Aim
Quote every line as written. Omit pictures.
- - - - -
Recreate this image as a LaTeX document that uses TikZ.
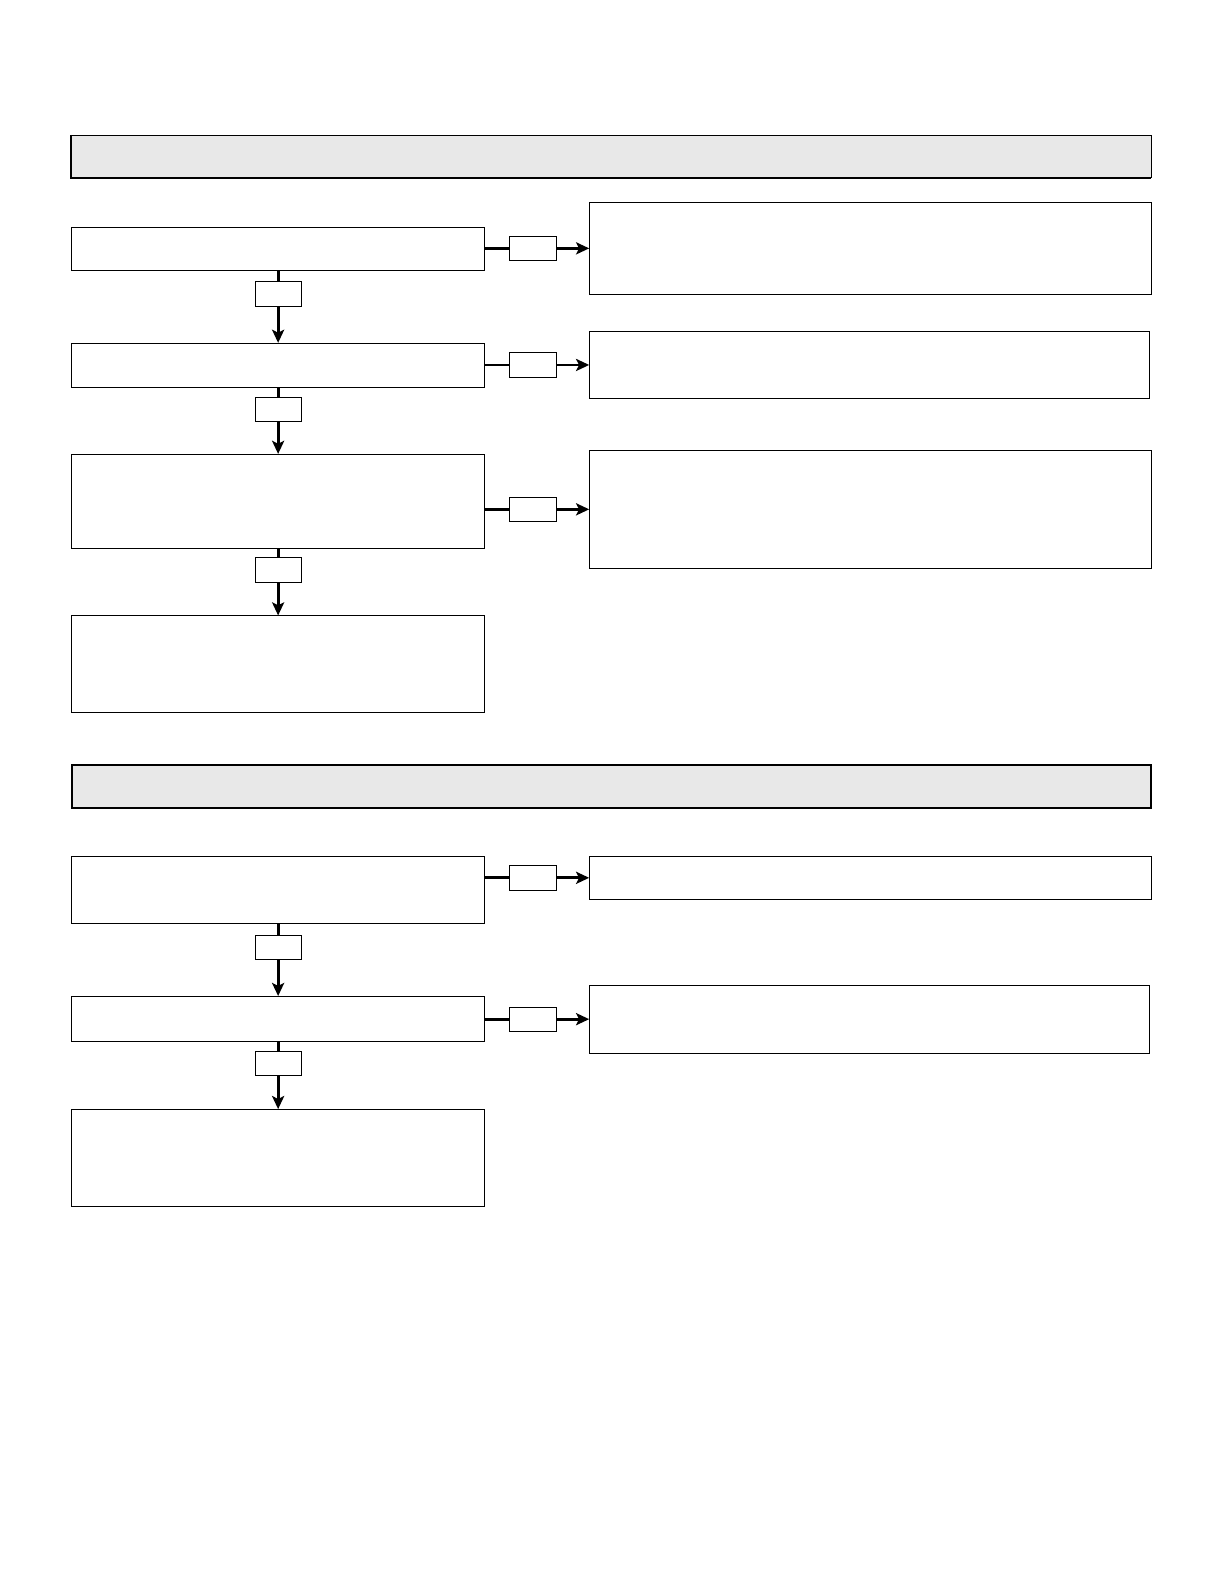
\documentclass[tikz,border=0pt]{standalone}
\usetikzlibrary{arrows.meta}
\definecolor{barfill}{HTML}{E8E8E8}
\tikzset{
  box/.style={draw, line width=0.8pt, inner sep=0pt},
  tagbox/.style={draw, fill=white, line width=0.8pt, inner sep=0pt,
    minimum width=46pt, minimum height=24pt},
  flow/.style={line width=2.8pt, -{Stealth[length=13pt,width=12pt,inset=3pt]}},
  headbar/.style={draw, fill=barfill, line width=0.8pt, inner sep=0pt,
    minimum width=1069pt, minimum height=42pt}
}
\begin{document}
\begin{tikzpicture}[x=1pt,y=-1pt]
\useasboundingbox (0,0) rectangle (1212.4,1569);
% header bars
\node[headbar] (head1) at (605.5,155) {};
\draw[line width=2.4pt] (head1.north west) -- (head1.south west) -- (head1.south east);
\node[headbar, line width=2pt] (head2) at (605.5,779) {};
% edit here for the boxes: name/x/y/width/height
\foreach \n/\x/\y/\w/\h in {stepA/275.5/246.5/409/43, stepB/275.5/362/409/44,
    stepC/275.5/496.5/409/93, stepD/275.5/658/409/96,
    sideA/862/246/556/92, sideB/861.5/361.5/555/67, sideC/862/504.5/556/117,
    stepE/275.5/881.5/409/67, stepF/275.5/1009.5/409/45, stepG/275.5/1147/409/96,
    sideE/862/869.5/556/43, sideF/861.5/1009.5/555/67}
  \node[box, minimum width=\w pt, minimum height=\h pt] (\n) at (\x,\y) {};
% edit here for the downward arrows
\foreach \a/\b in {stepA/stepB, stepB/stepC, stepC/stepD, stepE/stepF, stepF/stepG}
  \draw[flow] (\a.south) -- node[tagbox, pos=0.32] {} (\b.north);
% edit here for the side arrows
\foreach \a/\b in {stepA/sideA, stepB/sideB, stepC/sideC, stepE/sideE, stepF/sideF}
  \draw[flow] (\b.west -| \a.east) -- node[tagbox, pos=0.46] {} (\b.west);
\end{tikzpicture}
\end{document}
- - - - -
Solution to this exercise
Recreate this image as a LaTeX document that uses TikZ.
\documentclass[tikz,border=0pt]{standalone}
\usetikzlibrary{arrows.meta}
\definecolor{barfill}{HTML}{E8E8E8}
\tikzset{
  box/.style={draw, line width=0.8pt, inner sep=0pt},
  tagbox/.style={draw, fill=white, line width=0.8pt, inner sep=0pt,
    minimum width=46pt, minimum height=24pt},
  flow/.style={line width=2.8pt, -{Stealth[length=13pt,width=12pt,inset=3pt]}},
  headbar/.style={draw, fill=barfill, line width=0.8pt, inner sep=0pt,
    minimum width=1069pt, minimum height=42pt}
}
\begin{document}
\begin{tikzpicture}[x=1pt,y=-1pt]
\useasboundingbox (0,0) rectangle (1212.4,1569);
% header bars
\node[headbar] (head1) at (605.5,155) {};
\draw[line width=2.4pt] (head1.north west) -- (head1.south west) -- (head1.south east);
\node[headbar, line width=2pt] (head2) at (605.5,779) {};
% edit here for the boxes: name/x/y/width/height
\foreach \n/\x/\y/\w/\h in {stepA/275.5/246.5/409/43, stepB/275.5/362/409/44,
    stepC/275.5/496.5/409/93, stepD/275.5/658/409/96,
    sideA/862/246/556/92, sideB/861.5/361.5/555/67, sideC/862/504.5/556/117,
    stepE/275.5/881.5/409/67, stepF/275.5/1009.5/409/45, stepG/275.5/1147/409/96,
    sideE/862/869.5/556/43, sideF/861.5/1009.5/555/67}
  \node[box, minimum width=\w pt, minimum height=\h pt] (\n) at (\x,\y) {};
% edit here for the downward arrows
\foreach \a/\b in {stepA/stepB, stepB/stepC, stepC/stepD, stepE/stepF, stepF/stepG}
  \draw[flow] (\a.south) -- node[tagbox, pos=0.32] {} (\b.north);
% edit here for the side arrows
\foreach \a/\b in {stepA/sideA, stepB/sideB, stepC/sideC, stepE/sideE, stepF/sideF}
  \draw[flow] (\b.west -| \a.east) -- node[tagbox, pos=0.46] {} (\b.west);
\end{tikzpicture}
\end{document}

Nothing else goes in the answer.